▶ [The exercise] Would you quote every entry exactly, dropping only the pictures?

### Data provided

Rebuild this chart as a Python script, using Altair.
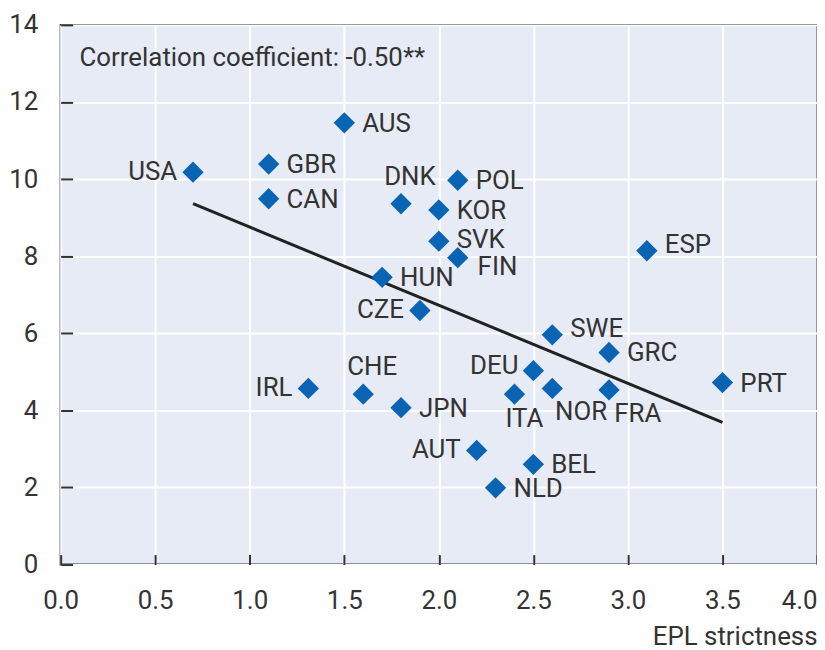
import altair as alt
import pandas as pd

# ---- data ----
COUNTRIES = ["USA", "GBR", "CAN", "AUS", "DNK", "POL", "KOR", "SVK", "FIN", "ESP",
             "HUN", "CZE", "SWE", "GRC", "DEU", "ITA", "NOR", "FRA", "PRT", "IRL",
             "CHE", "JPN", "AUT", "BEL", "NLD"]
EPL = [0.70, 1.10, 1.10, 1.50, 1.80, 2.10, 2.00, 2.00, 2.10, 3.10,
       1.70, 1.90, 2.60, 2.90, 2.50, 2.40, 2.60, 2.90, 3.50, 1.31,
       1.60, 1.80, 2.20, 2.50, 2.30]
VALUE = [10.18, 10.39, 9.49, 11.46, 9.36, 9.97, 9.20, 8.39, 7.96, 8.14,
         7.45, 6.59, 5.96, 5.50, 5.03, 4.42, 4.57, 4.53, 4.72, 4.57,
         4.42, 4.07, 2.96, 2.60, 1.99]
# label placement around each marker
PLACEMENT = {
    "USA": "left", "GBR": "right", "CAN": "right", "AUS": "right", "DNK": "above",
    "POL": "right", "KOR": "right", "SVK": "right_up_small", "FIN": "right_down",
    "ESP": "right_up", "HUN": "right", "CZE": "left", "SWE": "right_up", "GRC": "right",
    "DEU": "left_up", "ITA": "below", "NOR": "below_right", "FRA": "below_right",
    "PRT": "right", "IRL": "left", "CHE": "above", "JPN": "right", "AUT": "left",
    "BEL": "right", "NLD": "right",
}
FIT_X = [0.7, 3.5]
FIT_Y = [9.36, 3.69]
X_TICKS = [0.0, 0.5, 1.0, 1.5, 2.0, 2.5, 3.0, 3.5, 4.0]
Y_TICKS = [0, 2, 4, 6, 8, 10, 12, 14]
NOTE = "Correlation coefficient: -0.50**"
X_TITLE = "EPL strictness"

df = pd.DataFrame({"country": COUNTRIES, "epl": EPL, "value": VALUE})
df["place"] = df["country"].map(PLACEMENT)
fit = pd.DataFrame({"epl": FIT_X, "value": FIT_Y})

FONT = "Roboto, Liberation Sans, sans-serif"
FS = 26
TXT = "#333333"
BLUE = "#0a64b4"

xs = alt.Scale(domain=[0, 4], nice=False, zero=False)
ys = alt.Scale(domain=[0, 14], nice=False, zero=False)

main_x = alt.Axis(values=X_TICKS, format=".1f", ticks=False, tickSize=0, domain=False,
                  grid=True, gridColor="white", gridWidth=2,
                  labelFont=FONT, labelFontSize=FS, labelColor=TXT, labelPadding=23,
                  labelAlign={"condition": {"test": "datum.value >= 4", "value": "right"},
                              "value": "center"},
                  title=X_TITLE, titleFont=FONT, titleFontSize=FS, titleFontWeight="normal",
                  titleColor=TXT, titleAnchor="end", titleAlign="right", titlePadding=10)
main_y = alt.Axis(values=Y_TICKS, ticks=False, tickSize=0, domain=False,
                  grid=True, gridColor="white", gridWidth=2,
                  labelFont=FONT, labelFontSize=FS, labelColor=TXT, labelPadding=23,
                  title=None)
tick_x = alt.Axis(orient="bottom", offset=-10, values=X_TICKS, tickSize=10, tickWidth=2,
                  tickColor="#333333", labels=False, domain=False, grid=False, title=None)
tick_y = alt.Axis(orient="left", offset=-12, values=Y_TICKS, tickSize=12, tickWidth=2,
                  tickColor="#333333", labels=False, domain=False, grid=False, title=None)

base = alt.Chart(df)

points = base.mark_point(shape="diamond", filled=True, size=460, color=BLUE, opacity=1).encode(
    x=alt.X("epl:Q", scale=xs, axis=main_x),
    y=alt.Y("value:Q", scale=ys, axis=main_y),
)

ticks_layer = base.mark_point(opacity=0).encode(
    x=alt.X("epl:Q", scale=xs, axis=tick_x),
    y=alt.Y("value:Q", scale=ys, axis=tick_y),
)

line = alt.Chart(fit).mark_line(color="#222222", strokeWidth=3).encode(
    x=alt.X("epl:Q", scale=xs, axis=None),
    y=alt.Y("value:Q", scale=ys, axis=None),
)

# offsets of each placement group: (align, dx, dy)
OFFSETS = {
    "right": ("left", 18, 1),
    "right_up_small": ("left", 18, -1),
    "right_up": ("left", 18, -6),
    "right_down": ("left", 20, 9),
    "left": ("right", -16, 0),
    "left_up": ("right", -15, -5),
    "above": ("center", 9, -27),
    "below": ("center", 10, 25),
    "below_right": ("center", 29, 24),
}

label_layers = []
for place, (align, dx, dy) in OFFSETS.items():
    label_layers.append(
        base.transform_filter(alt.datum.place == place)
        .mark_text(align=align, baseline="middle", dx=dx, dy=dy, font=FONT,
                   fontSize=FS, color=TXT)
        .encode(
            x=alt.X("epl:Q", scale=xs, axis=None),
            y=alt.Y("value:Q", scale=ys, axis=None),
            text="country:N",
        )
    )

note = alt.Chart(pd.DataFrame({"t": [NOTE]})).mark_text(
    align="left", baseline="middle", font=FONT, fontSize=FS, color=TXT
).encode(x=alt.value(19), y=alt.value(33), text="t:N")

chart = (
    alt.layer(line, points, *label_layers, note, ticks_layer)
    .resolve_axis(x="independent", y="independent")
    .properties(
        width=761,
        height=543,
        autosize=alt.AutoSizeParams(type="none"),
        padding={"left": 53, "top": 15, "right": 0, "bottom": 84},
        background="white",
    )
    .configure_view(fill="#e6ebf6", stroke="#333333", strokeWidth=2)
)

chart.save("out.html", embed_options={"renderer": "svg", "actions": False})
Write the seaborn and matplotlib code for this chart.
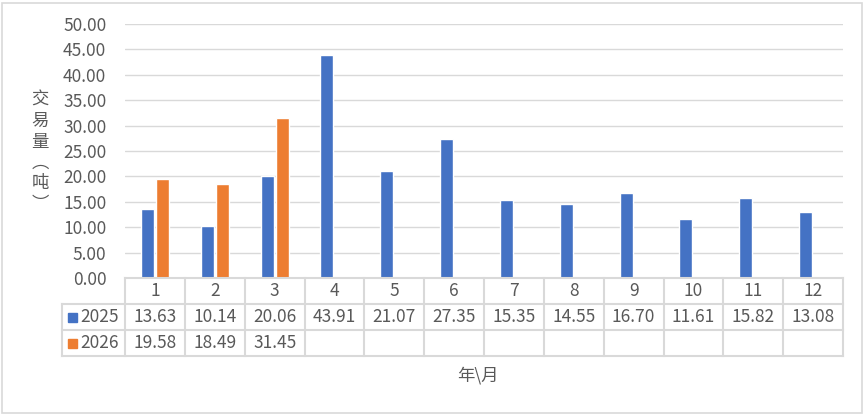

######

▶ [Full output]
Rebuild this chart as a Python script, using Altair.
import altair as alt
import pandas as pd

# ---- data ----
COUNTRIES = ["USA", "GBR", "CAN", "AUS", "DNK", "POL", "KOR", "SVK", "FIN", "ESP",
             "HUN", "CZE", "SWE", "GRC", "DEU", "ITA", "NOR", "FRA", "PRT", "IRL",
             "CHE", "JPN", "AUT", "BEL", "NLD"]
EPL = [0.70, 1.10, 1.10, 1.50, 1.80, 2.10, 2.00, 2.00, 2.10, 3.10,
       1.70, 1.90, 2.60, 2.90, 2.50, 2.40, 2.60, 2.90, 3.50, 1.31,
       1.60, 1.80, 2.20, 2.50, 2.30]
VALUE = [10.18, 10.39, 9.49, 11.46, 9.36, 9.97, 9.20, 8.39, 7.96, 8.14,
         7.45, 6.59, 5.96, 5.50, 5.03, 4.42, 4.57, 4.53, 4.72, 4.57,
         4.42, 4.07, 2.96, 2.60, 1.99]
# label placement around each marker
PLACEMENT = {
    "USA": "left", "GBR": "right", "CAN": "right", "AUS": "right", "DNK": "above",
    "POL": "right", "KOR": "right", "SVK": "right_up_small", "FIN": "right_down",
    "ESP": "right_up", "HUN": "right", "CZE": "left", "SWE": "right_up", "GRC": "right",
    "DEU": "left_up", "ITA": "below", "NOR": "below_right", "FRA": "below_right",
    "PRT": "right", "IRL": "left", "CHE": "above", "JPN": "right", "AUT": "left",
    "BEL": "right", "NLD": "right",
}
FIT_X = [0.7, 3.5]
FIT_Y = [9.36, 3.69]
X_TICKS = [0.0, 0.5, 1.0, 1.5, 2.0, 2.5, 3.0, 3.5, 4.0]
Y_TICKS = [0, 2, 4, 6, 8, 10, 12, 14]
NOTE = "Correlation coefficient: -0.50**"
X_TITLE = "EPL strictness"

df = pd.DataFrame({"country": COUNTRIES, "epl": EPL, "value": VALUE})
df["place"] = df["country"].map(PLACEMENT)
fit = pd.DataFrame({"epl": FIT_X, "value": FIT_Y})

FONT = "Roboto, Liberation Sans, sans-serif"
FS = 26
TXT = "#333333"
BLUE = "#0a64b4"

xs = alt.Scale(domain=[0, 4], nice=False, zero=False)
ys = alt.Scale(domain=[0, 14], nice=False, zero=False)

main_x = alt.Axis(values=X_TICKS, format=".1f", ticks=False, tickSize=0, domain=False,
                  grid=True, gridColor="white", gridWidth=2,
                  labelFont=FONT, labelFontSize=FS, labelColor=TXT, labelPadding=23,
                  labelAlign={"condition": {"test": "datum.value >= 4", "value": "right"},
                              "value": "center"},
                  title=X_TITLE, titleFont=FONT, titleFontSize=FS, titleFontWeight="normal",
                  titleColor=TXT, titleAnchor="end", titleAlign="right", titlePadding=10)
main_y = alt.Axis(values=Y_TICKS, ticks=False, tickSize=0, domain=False,
                  grid=True, gridColor="white", gridWidth=2,
                  labelFont=FONT, labelFontSize=FS, labelColor=TXT, labelPadding=23,
                  title=None)
tick_x = alt.Axis(orient="bottom", offset=-10, values=X_TICKS, tickSize=10, tickWidth=2,
                  tickColor="#333333", labels=False, domain=False, grid=False, title=None)
tick_y = alt.Axis(orient="left", offset=-12, values=Y_TICKS, tickSize=12, tickWidth=2,
                  tickColor="#333333", labels=False, domain=False, grid=False, title=None)

base = alt.Chart(df)

points = base.mark_point(shape="diamond", filled=True, size=460, color=BLUE, opacity=1).encode(
    x=alt.X("epl:Q", scale=xs, axis=main_x),
    y=alt.Y("value:Q", scale=ys, axis=main_y),
)

ticks_layer = base.mark_point(opacity=0).encode(
    x=alt.X("epl:Q", scale=xs, axis=tick_x),
    y=alt.Y("value:Q", scale=ys, axis=tick_y),
)

line = alt.Chart(fit).mark_line(color="#222222", strokeWidth=3).encode(
    x=alt.X("epl:Q", scale=xs, axis=None),
    y=alt.Y("value:Q", scale=ys, axis=None),
)

# offsets of each placement group: (align, dx, dy)
OFFSETS = {
    "right": ("left", 18, 1),
    "right_up_small": ("left", 18, -1),
    "right_up": ("left", 18, -6),
    "right_down": ("left", 20, 9),
    "left": ("right", -16, 0),
    "left_up": ("right", -15, -5),
    "above": ("center", 9, -27),
    "below": ("center", 10, 25),
    "below_right": ("center", 29, 24),
}

label_layers = []
for place, (align, dx, dy) in OFFSETS.items():
    label_layers.append(
        base.transform_filter(alt.datum.place == place)
        .mark_text(align=align, baseline="middle", dx=dx, dy=dy, font=FONT,
                   fontSize=FS, color=TXT)
        .encode(
            x=alt.X("epl:Q", scale=xs, axis=None),
            y=alt.Y("value:Q", scale=ys, axis=None),
            text="country:N",
        )
    )

note = alt.Chart(pd.DataFrame({"t": [NOTE]})).mark_text(
    align="left", baseline="middle", font=FONT, fontSize=FS, color=TXT
).encode(x=alt.value(19), y=alt.value(33), text="t:N")

chart = (
    alt.layer(line, points, *label_layers, note, ticks_layer)
    .resolve_axis(x="independent", y="independent")
    .properties(
        width=761,
        height=543,
        autosize=alt.AutoSizeParams(type="none"),
        padding={"left": 53, "top": 15, "right": 0, "bottom": 84},
        background="white",
    )
    .configure_view(fill="#e6ebf6", stroke="#333333", strokeWidth=2)
)

chart.save("out.html", embed_options={"renderer": "svg", "actions": False})
Write the seaborn and matplotlib code for this chart.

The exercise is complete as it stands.